Army Special Forces Vs. Marines
A marine recon platoon was on patrol when the lt. noticed a lone special forces soldier standing on a hill top in their area. The lt. told two of his men to go take out that man.
They promptly ran as fast as they could toward the sf soldier. Just before they got to the top, the sf soldier ran over the other side of the hill. The two marines followed. For the next few miniutes there were bloody screams and dust flying in the air. Then as quick as it had started, it stopped and the sf soldier came up on the hill top. He brushed off his bdu's, straightened his beret, crossed his arms and stood there looking at the marines.
The lt., pissed, called for a squad to go get that sf soldier. They promptly ran as fast as they could toward the sf soldier. Just before they got to the top, the sf soldier ran over the other side of the hill. The marine squad followed. For the next few miniutes there were bloody screams and dust flying in the air. Then as quick as it had started, it stopped and the sf soldier came up on the hill top. He brushed off his bdu's, straightened his beret, crossed his arms and stood there looking at the marines.

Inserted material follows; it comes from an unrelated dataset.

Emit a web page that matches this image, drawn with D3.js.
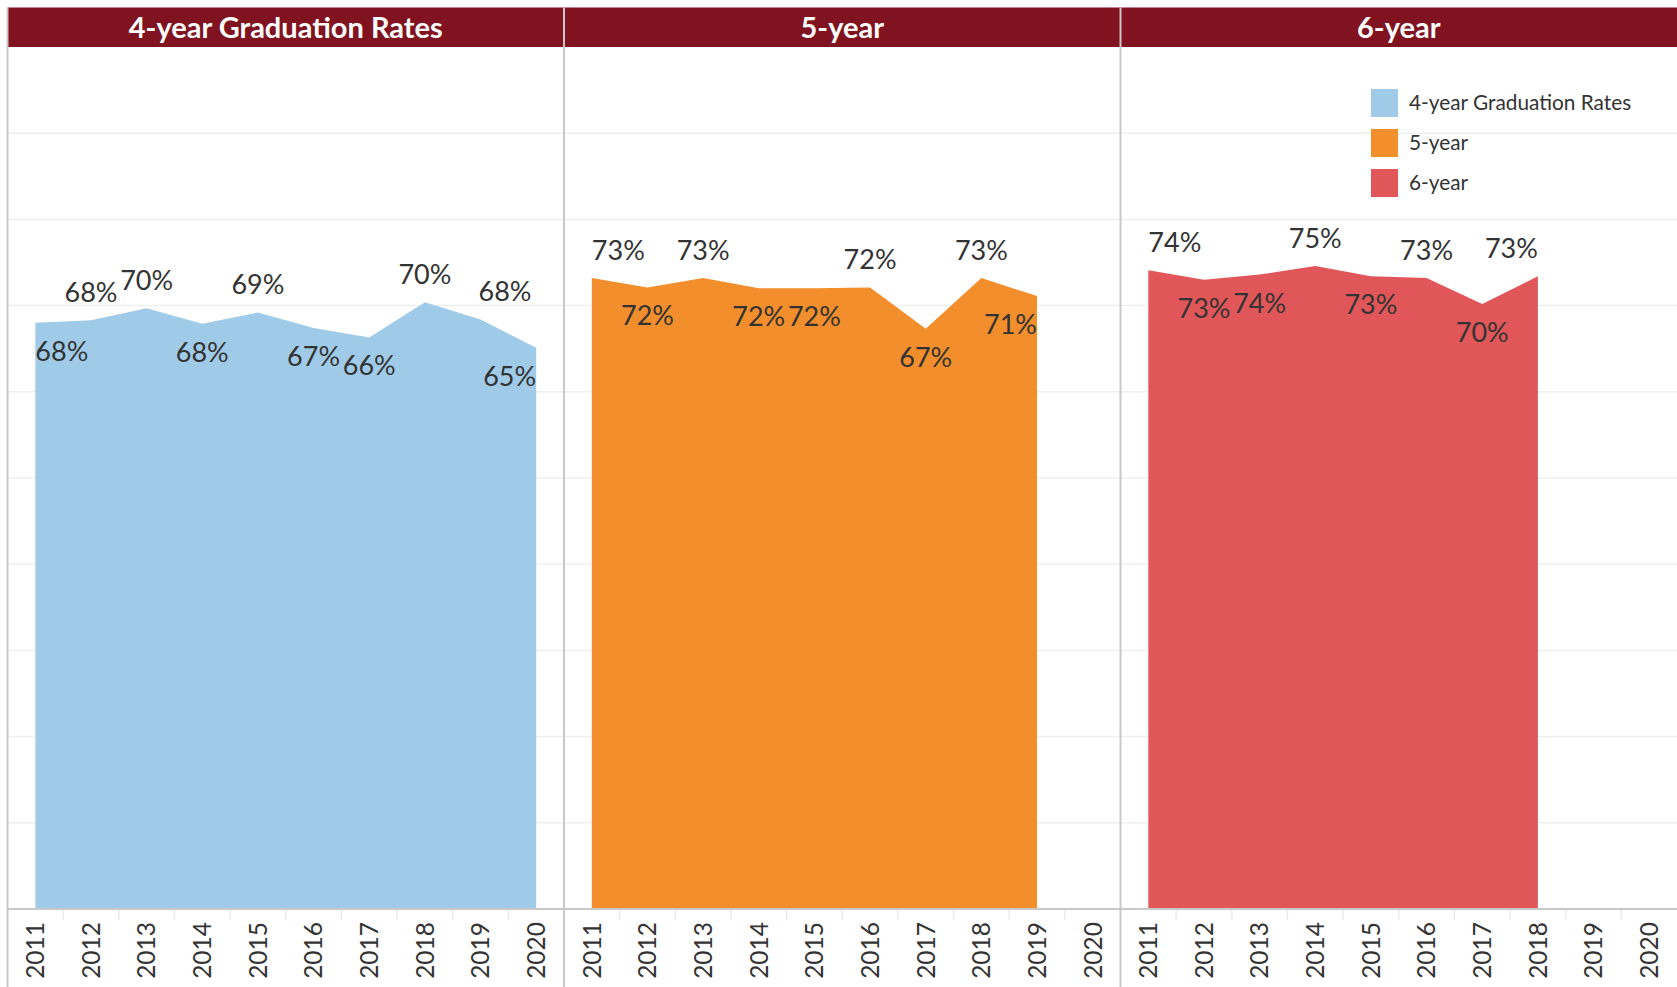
<!DOCTYPE html>
<html>
<head>
<meta charset="utf-8">
<script src="https://cdn.jsdelivr.net/npm/d3@7"></script>
<style>
  body { margin: 0; background: #fff; }
  svg { display: block; font-family: Lato, "Open Sans", sans-serif; }
</style>
</head>
<body>
<svg id="chart" width="1677" height="987"></svg>
<script>
const years = ['2011', '2012', '2013', '2014', '2015', '2016', '2017', '2018', '2019', '2020'];
const panelTitles = ['4-year Graduation Rates', '5-year', '6-year'];
const colors = ['#a0cbe8', '#f28e2b', '#e15759'];

// graduation rates by cohort year (fraction)
const rate4 = [0.680, 0.683, 0.697, 0.679, 0.692, 0.674, 0.663, 0.704, 0.684, 0.651];
const rate5 = [0.732, 0.721, 0.732, 0.720, 0.720, 0.721, 0.673, 0.732, 0.711];
const rate6 = [0.741, 0.730, 0.736, 0.746, 0.734, 0.732, 0.702, 0.734];

// which side of the line each value label sits on ("aboveRight" = pushed off to the right)
const side4 = ['below', 'above', 'above', 'below', 'above', 'below', 'below', 'above', 'aboveRight', 'below'];
const side5 = ['above', 'below', 'above', 'below', 'below', 'above', 'below', 'above', 'below'];
const side6 = ['above', 'below', 'below', 'above', 'below', 'above', 'below', 'above'];

const series = [rate4, rate5, rate6];
const sides = [side4, side5, side6];

const W = 1677, H = 987;
const marginL = 7.5, marginT = 7.5, headerH = 39.5;
const plotTop = marginT + headerH, plotBottom = 909;
const panelW = (W - marginL) / 3;

const svg = d3.select('#chart');
const y = d3.scaleLinear().domain([0, 1]).range([plotBottom, plotTop]);
const fmt = d3.format('.0%');

// header band
svg.append('rect')
  .attr('x', marginL).attr('y', marginT)
  .attr('width', W - marginL).attr('height', headerH)
  .attr('fill', '#80131f');

// horizontal gridlines
svg.append('g')
  .selectAll('line')
  .data(y.ticks(10).filter(t => t > 0 && t < 1))
  .join('line')
  .attr('x1', marginL).attr('x2', W)
  .attr('y1', d => y(d)).attr('y2', d => y(d))
  .attr('stroke', '#efefef')
  .attr('stroke-width', 1.5);

panelTitles.forEach((title, i) => {
  const x0 = marginL + i * panelW;
  const x = d3.scaleBand().domain(years).range([x0, x0 + panelW]);
  const cx = d => x(d) + x.bandwidth() / 2;
  const vals = series[i];
  const pts = vals.map((v, j) => ({ year: years[j], v, side: sides[i][j] }));

  svg.append('text')
    .attr('x', x0 + panelW / 2).attr('y', marginT + headerH / 2)
    .attr('dy', '0.36em')
    .attr('text-anchor', 'middle')
    .attr('fill', '#fff')
    .attr('font-weight', 700)
    .attr('font-size', 29)
    .text(title);

  const area = d3.area()
    .x(d => cx(d.year))
    .y0(plotBottom)
    .y1(d => y(d.v));

  svg.append('path')
    .datum(pts)
    .attr('d', area)
    .attr('fill', colors[i]);

  const last = pts.length - 1;
  svg.append('g')
    .selectAll('text')
    .data(pts)
    .join('text')
    .attr('x', d => d.side === 'aboveRight' ? cx(d.year) - 2 : cx(d.year))
    .attr('y', d => d.side === 'below' ? y(d.v) + 38 : y(d.v) - 18)
    .attr('text-anchor', (d, j) => (j === 0 || d.side === 'aboveRight') ? 'start' : (j === last ? 'end' : 'middle'))
    .attr('font-size', 27)
    .attr('fill', '#333')
    .text(d => fmt(d.v));

  // band separators under the axis
  svg.append('g')
    .selectAll('line')
    .data(years.slice(1))
    .join('line')
    .attr('x1', d => x(d)).attr('x2', d => x(d))
    .attr('y1', plotBottom).attr('y2', plotBottom + 11)
    .attr('stroke', '#ebebeb')
    .attr('stroke-width', 1.5);

  const axis = svg.append('g')
    .attr('transform', `translate(0,${plotBottom})`)
    .call(d3.axisBottom(x).tickSize(0).tickPadding(0));
  axis.select('.domain').remove();
  axis.selectAll('text')
    .attr('transform', 'rotate(-90)')
    .attr('text-anchor', 'end')
    .attr('x', -13).attr('y', 0).attr('dy', '0.36em')
    .attr('font-size', 24.5)
    .attr('font-family', 'Lato, "Open Sans", sans-serif')
    .attr('fill', '#333');
});

// axis baseline
svg.append('line')
  .attr('x1', marginL).attr('x2', W)
  .attr('y1', plotBottom).attr('y2', plotBottom)
  .attr('stroke', '#c8c8c8').attr('stroke-width', 2);

// panel dividers
svg.append('g')
  .selectAll('line')
  .data([0, 1, 2])
  .join('line')
  .attr('x1', i => marginL + i * panelW).attr('x2', i => marginL + i * panelW)
  .attr('y1', marginT).attr('y2', H)
  .attr('stroke', '#c8c8c8').attr('stroke-width', 2);

// legend
const legend = svg.append('g')
  .attr('transform', 'translate(1371,89)');
const item = legend.selectAll('g')
  .data(panelTitles)
  .join('g')
  .attr('transform', (d, i) => `translate(0,${i * 40})`);
item.append('rect')
  .attr('width', 27).attr('height', 28)
  .attr('fill', (d, i) => colors[i]);
item.append('text')
  .attr('x', 38).attr('y', 14).attr('dy', '0.36em')
  .attr('font-size', 20.8)
  .attr('fill', '#333')
  .text(d => d);
</script>
</body>
</html>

The lt. was really hot now. He ordered the rest of his platoon to attack the sf soldier. Determined that the recon was far superior to the one sf soldier they had blood in their eyes as they ran up the hill.Just before they got to the top, the sf soldier ran over the other side of the hill. The marine's followed.
For many miniutes there were bloody screams and dust flying in the air. It continued and continued. Finally there was one lone marine crawling back to the lt., all bloody and beat about the head and shoulders. His bdu's were torn, cuts were all over his body. The lt. asked for a sit.rep.
The lone marine, bloody and beaten replied in a forceful and fearful voice "Sir, run, its a trick. There are TWO of them!!"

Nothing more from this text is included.